With firecrackers with names like Judas’ Belt, Super Lolo Thunder (Super Grandfather Thunder,) Whistle Bomb and Crying Cow, one can’t be blamed for thinking that Filipinos have a hard on for explosives (or a penchant for random word combinations.)
Which might explain the 346 firecracker-related injuries recorded by the Department of Health during the New Year revelry last night. Except most of those injuries were caused by a firecracker that was about as loud as a capgun. Gunpowder came into it, sure, but as with many things, it’s not the the size of the payload, but how you use it.
Initially imported or smuggled from Europe, Piccolos are now being made by the Bulacan firecracker industry, with as much quality control and safety-firstness as that implies.

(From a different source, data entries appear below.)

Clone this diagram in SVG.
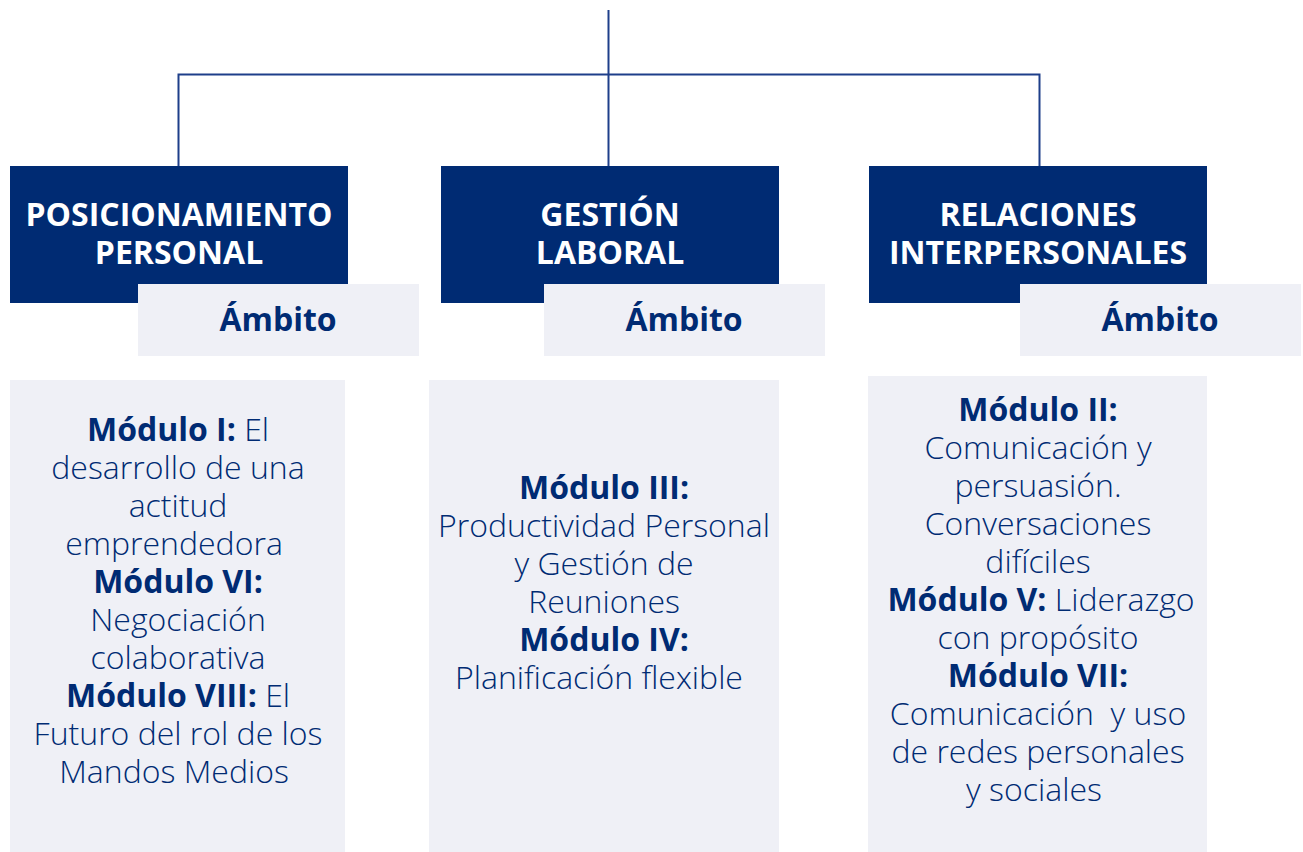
<svg xmlns="http://www.w3.org/2000/svg" width="1303" height="852" viewBox="0 0 1303 852">
<style>
.hdr{fill:#002b73}
.amb{fill:#eff0f6}
.ht{font-family:"Open Sans","Liberation Sans",sans-serif;font-weight:700;font-size:32px;fill:#ffffff;text-anchor:middle}
.at{font-family:"Open Sans","Liberation Sans",sans-serif;font-weight:700;font-size:32px;fill:#002b73;text-anchor:middle}
.ct{font-family:"Open Sans","Liberation Sans",sans-serif;font-weight:300;font-size:32px;fill:#002b73;text-anchor:middle}
.ct tspan.b{font-weight:700}
.con{stroke:#1e3f8a;stroke-width:2;fill:none}
</style>
<rect width="1303" height="852" fill="#ffffff"/>
<g id="connectors">
<path class="con" d="M608.5 10 V166"/>
<path class="con" d="M178.5 166 V74.5 H1039.5 V166"/>
</g>
<g id="node-posicionamiento">
<rect class="hdr" x="10" y="166" width="338" height="137"/>
<text class="ht" x="179" y="226">POSICIONAMIENTO</text>
<text class="ht" x="179" y="264">PERSONAL</text>
<rect class="amb" x="138" y="284" width="281" height="72"/>
<text class="at" x="278" y="331">Ámbito</text>
</g>
<g id="node-gestion">
<rect class="hdr" x="441" y="166" width="338" height="137"/>
<text class="ht" x="610" y="226">GESTIÓN</text>
<text class="ht" x="610" y="264">LABORAL</text>
<rect class="amb" x="544" y="284" width="281" height="72"/>
<text class="at" x="684" y="331">Ámbito</text>
</g>
<g id="node-relaciones">
<rect class="hdr" x="869" y="166" width="338" height="137"/>
<text class="ht" x="1038" y="226">RELACIONES</text>
<text class="ht" x="1038" y="264">INTERPERSONALES</text>
<rect class="amb" x="1020" y="284" width="281" height="72"/>
<text class="at" x="1160" y="331">Ámbito</text>
</g>
<g id="content-1">
<rect class="amb" x="10" y="380" width="335" height="472"/>
<text class="ct" x="178" y="441"><tspan class="b">Módulo I:</tspan> El</text>
<text class="ct" x="178" y="479">desarrollo de una</text>
<text class="ct" x="178" y="517">actitud</text>
<text class="ct" x="174" y="555">emprendedora</text>
<text class="ct" x="178" y="593"><tspan class="b">Módulo VI:</tspan></text>
<text class="ct" x="178" y="631">Negociación</text>
<text class="ct" x="178" y="669">colaborativa</text>
<text class="ct" x="178" y="707"><tspan class="b">Módulo VIII:</tspan> El</text>
<text class="ct" x="178" y="745">Futuro del rol de los</text>
<text class="ct" x="174" y="783">Mandos Medios</text>
</g>
<g id="content-2">
<rect class="amb" x="429" y="380" width="350" height="472"/>
<text class="ct" x="604" y="499"><tspan class="b">Módulo III:</tspan></text>
<text class="ct" x="604" y="537">Productividad Personal</text>
<text class="ct" x="604" y="575">y Gestión de</text>
<text class="ct" x="604" y="613">Reuniones</text>
<text class="ct" x="604" y="651"><tspan class="b">Módulo IV:</tspan></text>
<text class="ct" x="599" y="689">Planificación flexible</text>
</g>
<g id="content-3">
<rect class="amb" x="868" y="376" width="339" height="476"/>
<text class="ct" x="1038" y="421"><tspan class="b">Módulo II:</tspan></text>
<text class="ct" x="1038" y="459">Comunicación y</text>
<text class="ct" x="1038" y="497">persuasión.</text>
<text class="ct" x="1038" y="535">Conversaciones</text>
<text class="ct" x="1038" y="573">difíciles</text>
<text class="ct" x="1041" y="611"><tspan class="b">Módulo V:</tspan> Liderazgo</text>
<text class="ct" x="1038" y="649">con propósito</text>
<text class="ct" x="1038" y="687"><tspan class="b">Módulo VII:</tspan></text>
<text class="ct" x="1038" y="725" xml:space="preserve">Comunicación  y uso</text>
<text class="ct" x="1038" y="763">de redes personales</text>
<text class="ct" x="1034" y="801">y sociales</text>
</g>
</svg>
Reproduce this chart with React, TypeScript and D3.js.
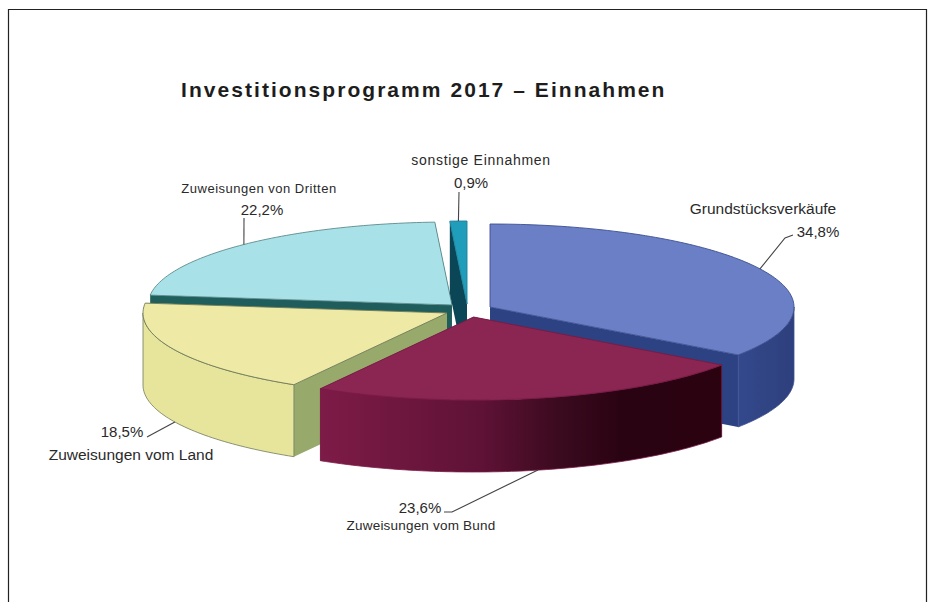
import * as d3 from 'd3';

const categories = [
  'Grundstücksverkäufe',
  'Zuweisungen vom Bund',
  'Zuweisungen vom Land',
  'Zuweisungen von Dritten',
  'sonstige Einnahmen',
];
const shares = [34.8, 23.6, 18.5, 22.2, 0.9];
const shareLabels = ['34,8%', '23,6%', '18,5%', '22,2%', '0,9%'];
const title = 'Investitionsprogramm 2017 – Einnahmen';

const WIDTH = 936;
const HEIGHT = 602;
const RX = 304;
const RY = 83;
const DEPTH = 72;
const FONT = '"Liberation Sans", Arial, sans-serif';

// exploded centre of every slice, same order as categories
const origins = [
  [490, 307],
  [473.5, 317],
  [447, 313],
  [452, 305],
  [467, 304],
];
const topColors = ['#6a7fc6', '#8b2551', '#eeeaa6', '#a8e2e8', '#1f9dbb'];
const cutColors = ['#2c4282', '#5c1236', '#98a96c', 'url(#cutCyan)', '#0a4655'];
const wallColors = ['url(#wallBlue)', 'url(#wallMaroon)', '#e7e59c', '#1f5c5c', '#0a4655'];
const edgeColors = ['#3d4f8f', '#7a1c47', '#6f7a5a', '#5d8a8c', '#1b7f96'];

// where the label text sits and the elbow of its leader line
const labelLayout = [
  { name: [763, 214, 15.5, 0], value: [818, 237, 15, 0], elbow: [[785, 238], [793, 235]], down: false },
  { name: [421, 530, 13.5, 0.2], value: [420, 513, 15, 0], elbow: [[452, 512], [444, 512]], down: true },
  { name: [131, 460, 15.5, 0], value: [122, 437, 15, 0], elbow: [[147, 437]], down: true },
  { name: [259, 193, 13, 0.5], value: [262, 215, 15, 0], elbow: [[244, 218]], down: false },
  { name: [481, 165, 14, 0.7], value: [471, 188, 15, 0], elbow: [[459, 192]], down: false },
];

const pie = d3.pie<number>().sort(null).value((d) => d);
const slices = pie(shares);

const rim = (origin: number[], angle: number, drop = 0): [number, number] => [
  origin[0] + RX * Math.sin(angle),
  origin[1] - RY * Math.cos(angle) + drop,
];

const sweep = (a0: number, a1: number) => {
  const steps = Math.max(2, Math.ceil((a1 - a0) / 0.02));
  return d3.range(steps + 1).map((i) => a0 + ((a1 - a0) * i) / steps);
};

const line = d3.line();
const closed = (pts: [number, number][]) => `${line(pts)}Z`;

const topFace = (o: number[], a0: number, a1: number) =>
  closed([[o[0], o[1]], ...sweep(a0, a1).map((a) => rim(o, a))]);

const cutFace = (o: number[], a: number) => {
  const p = rim(o, a);
  return closed([
    [o[0], o[1]],
    p,
    [p[0], p[1] + DEPTH],
    [o[0], o[1] + DEPTH],
  ]);
};

const outerWall = (o: number[], a0: number, a1: number) => {
  // only the front half of the rim can be seen
  const from = Math.max(a0, Math.PI / 2);
  const to = Math.min(a1, (3 * Math.PI) / 2);
  if (to <= from) return null;
  const angles = sweep(from, to);
  return d3
    .area<number>()
    .x((a) => rim(o, a)[0])
    .y0((a) => rim(o, a)[1])
    .y1((a) => rim(o, a)[1] + DEPTH)(angles);
};

const App = () => {
  return (
    <svg
      width={WIDTH}
      height={HEIGHT}
      viewBox={`0 0 ${WIDTH} ${HEIGHT}`}
      style={{ position: 'absolute', left: 0, top: 0, background: '#fff' }}
    >
      <defs>
        <linearGradient id="wallMaroon" x1="0" x2="1" y1="0" y2="0">
          <stop offset="0" stopColor="#7d1b47" />
          <stop offset="0.4" stopColor="#5f1236" />
          <stop offset="0.6" stopColor="#3a0a1e" />
          <stop offset="0.75" stopColor="#2a0312" />
          <stop offset="1" stopColor="#2a0210" />
        </linearGradient>
        <linearGradient id="wallBlue" x1="0" x2="1" y1="0" y2="0">
          <stop offset="0" stopColor="#33498c" />
          <stop offset="1" stopColor="#2e3f7c" />
        </linearGradient>
        <linearGradient id="cutCyan" x1="0" x2="1" y1="0" y2="0">
          <stop offset="0" stopColor="#1f5f5c" />
          <stop offset="0.97" stopColor="#1f5c5c" />
          <stop offset="0.985" stopColor="#7d9a92" />
          <stop offset="1" stopColor="#7d9a92" />
        </linearGradient>
      </defs>

      <path
        d={`M8.5,${HEIGHT}V9.5H926.5V${HEIGHT}`}
        fill="none"
        stroke="#222"
        strokeWidth={1.2}
      />

      <text
        x={181}
        y={97}
        fontFamily={FONT}
        fontWeight="bold"
        fontSize={21}
        letterSpacing={2.05}
        fill="#1d1d1d"
      >
        {title}
      </text>

      {/* back to front: the slices overlap because of the explosion */}
      {[3, 4, 0, 2, 1].map((i) => {
        const s = slices[i];
        const o = origins[i];
        const wall = outerWall(o, s.startAngle, s.endAngle);
        return (
          <g key={categories[i]}>
            <path d={cutFace(o, s.startAngle)} fill={cutColors[i]} />
            <path d={cutFace(o, s.endAngle)} fill={cutColors[i]} />
            {wall && <path d={wall} fill={wallColors[i]} stroke={edgeColors[i]} strokeWidth={0.8} />}
            <path d={topFace(o, s.startAngle, s.endAngle)} fill={topColors[i]} stroke={edgeColors[i]} strokeWidth={0.9} />
          </g>
        );
      })}

      {slices.map((s, i) => {
        const layout = labelLayout[i];
        const mid = (s.startAngle + s.endAngle) / 2;
        const anchor = rim(origins[i], mid, layout.down ? DEPTH : 0);
        const [nx, ny, ns, nls] = layout.name;
        const [vx, vy, vs] = layout.value;
        return (
          <g key={categories[i]} fontFamily={FONT} fill="#2a2a2a" textAnchor="middle">
            <path
              d={line([anchor, ...(layout.elbow as [number, number][])]) ?? ''}
              fill="none"
              stroke="#444"
              strokeWidth={1.1}
            />
            <text x={nx} y={ny} fontSize={ns} letterSpacing={nls}>
              {categories[i]}
            </text>
            <text x={vx} y={vy} fontSize={vs}>
              {shareLabels[i]}
            </text>
          </g>
        );
      })}
    </svg>
  );
};

export default App;
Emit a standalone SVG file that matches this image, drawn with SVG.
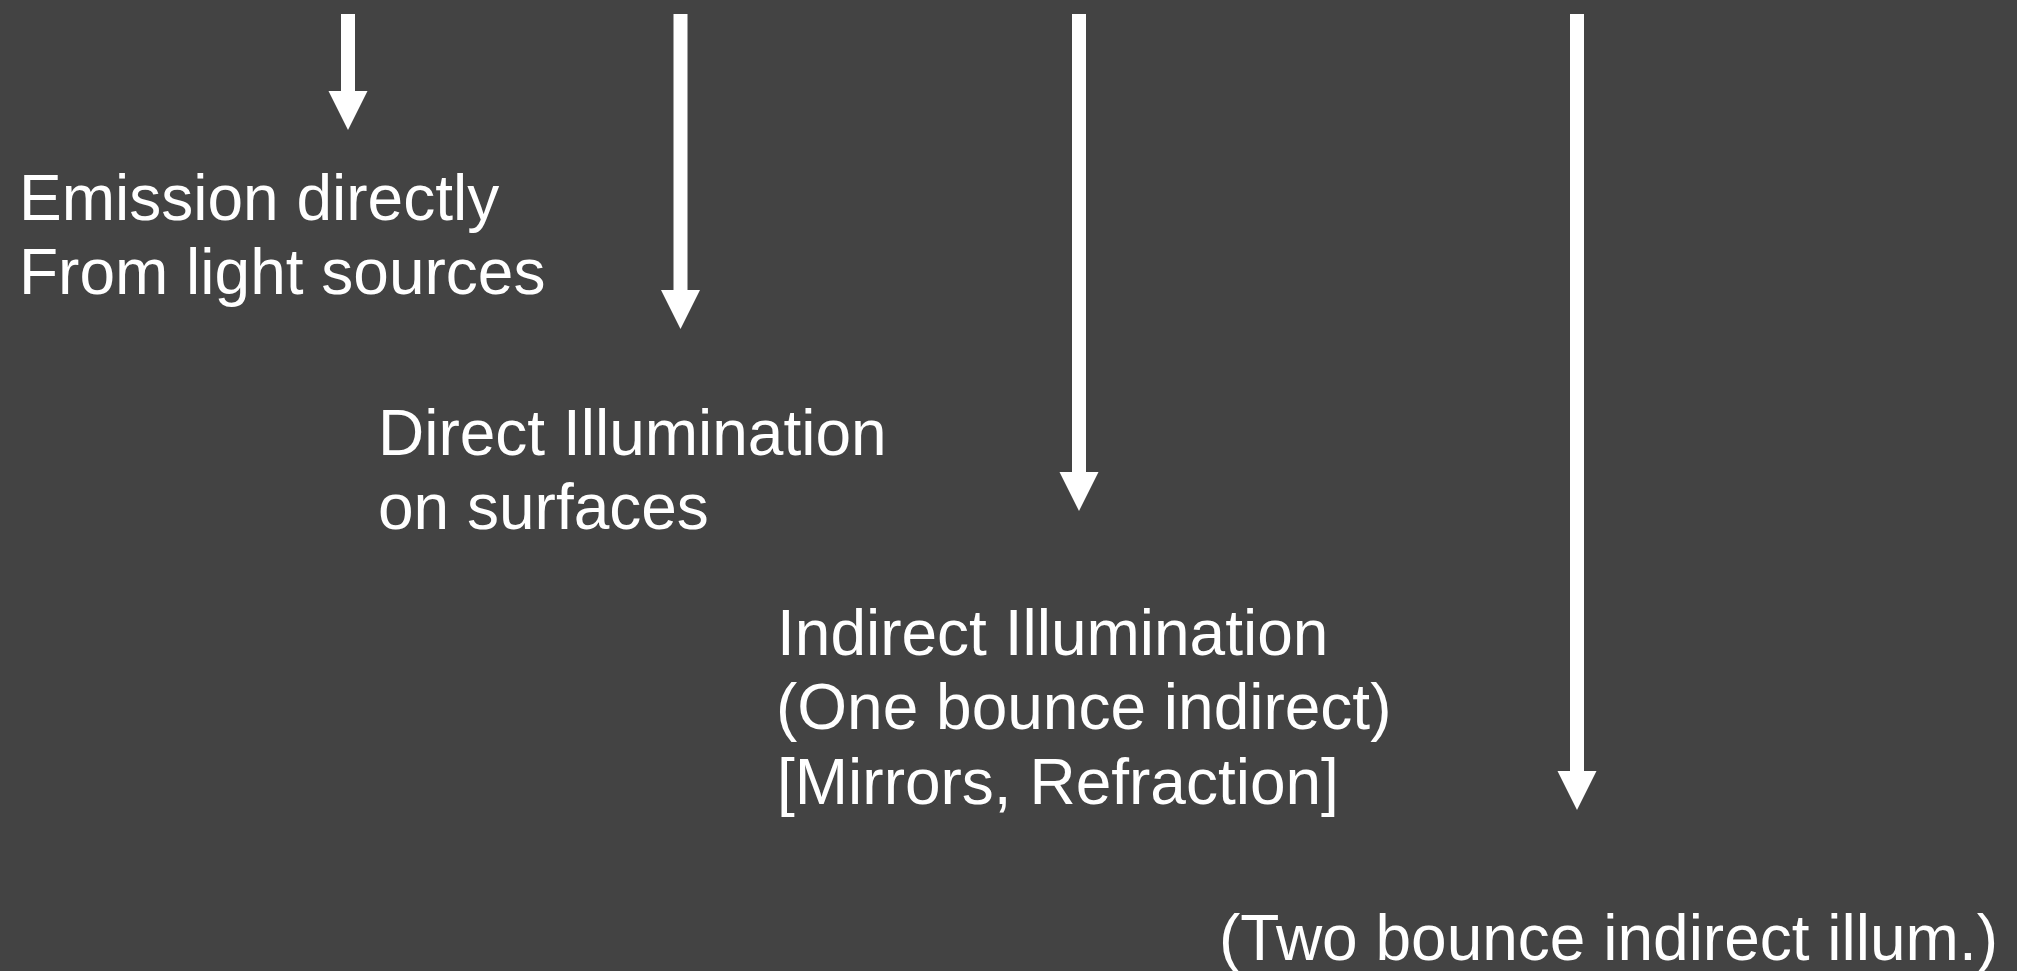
<svg xmlns="http://www.w3.org/2000/svg" width="2017" height="971" viewBox="0 0 2017 971">
  <style>
    .lbl { font-family: "Liberation Sans", Arial, sans-serif; font-size: 64px; fill: #ffffff; }
    .arrow { stroke: #ffffff; stroke-width: 14; fill: none; marker-end: url(#head); }
  </style>
  <defs>
    <marker id="head" markerUnits="userSpaceOnUse" markerWidth="40" markerHeight="40" refX="0" refY="19.5" orient="auto" viewBox="0 0 40 40">
      <path d="M0,0 L39,19.5 L0,39 z" fill="#ffffff"/>
    </marker>
  </defs>
  <rect x="0" y="0" width="2017" height="971" fill="#434343"/>
  <g id="connectors">
    <line class="arrow" x1="348" y1="14" x2="348" y2="91"/>
    <line class="arrow" x1="680.5" y1="14" x2="680.5" y2="290"/>
    <line class="arrow" x1="1079" y1="14" x2="1079" y2="472"/>
    <line class="arrow" x1="1577" y1="14" x2="1577" y2="771"/>
  </g>
  <g id="emission">
    <text class="lbl" x="19" y="220">Emission directly</text>
    <text class="lbl" x="19" y="294">From light sources</text>
  </g>
  <g id="direct">
    <text class="lbl" x="378" y="455">Direct Illumination</text>
    <text class="lbl" x="378" y="529">on surfaces</text>
  </g>
  <g id="indirect">
    <text class="lbl" x="777" y="655">Indirect Illumination</text>
    <text class="lbl" x="776" y="729">(One bounce indirect)</text>
    <text class="lbl" x="777" y="804">[Mirrors, Refraction]</text>
  </g>
  <g id="twobounce">
    <text class="lbl" x="1219" y="960">(Two bounce indirect illum.)</text>
  </g>
</svg>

The DOH reports that most firecracker-related injuries during the holiday season involved Piccolos.
Basically, they’re self-lighting (with your help and encouragement) firecrackers. You strike them against the box and the phosphorus (I guess) ignites to light the fuse. Piccolos are marketed as toys, much like giving a monkey a loaded gun, but on a smaller, less-cute scale.
They’re not very loud, and are more a novelty item than an actual effort to ward off bad luck. And they were safe, back when they were shipped in from Europe. The local versions, though, have shown a tendency to explode (pop, anyway) in your hand and shoot out your eye. A fact that is proudly proclaimed by their one-armed, one-eyed mascot in a rare case of truth in advertising.
When they don’t explode in your hand, they’re fun little toys to throw at random things like unsuspecting pedestrians and stalls selling firecrackers.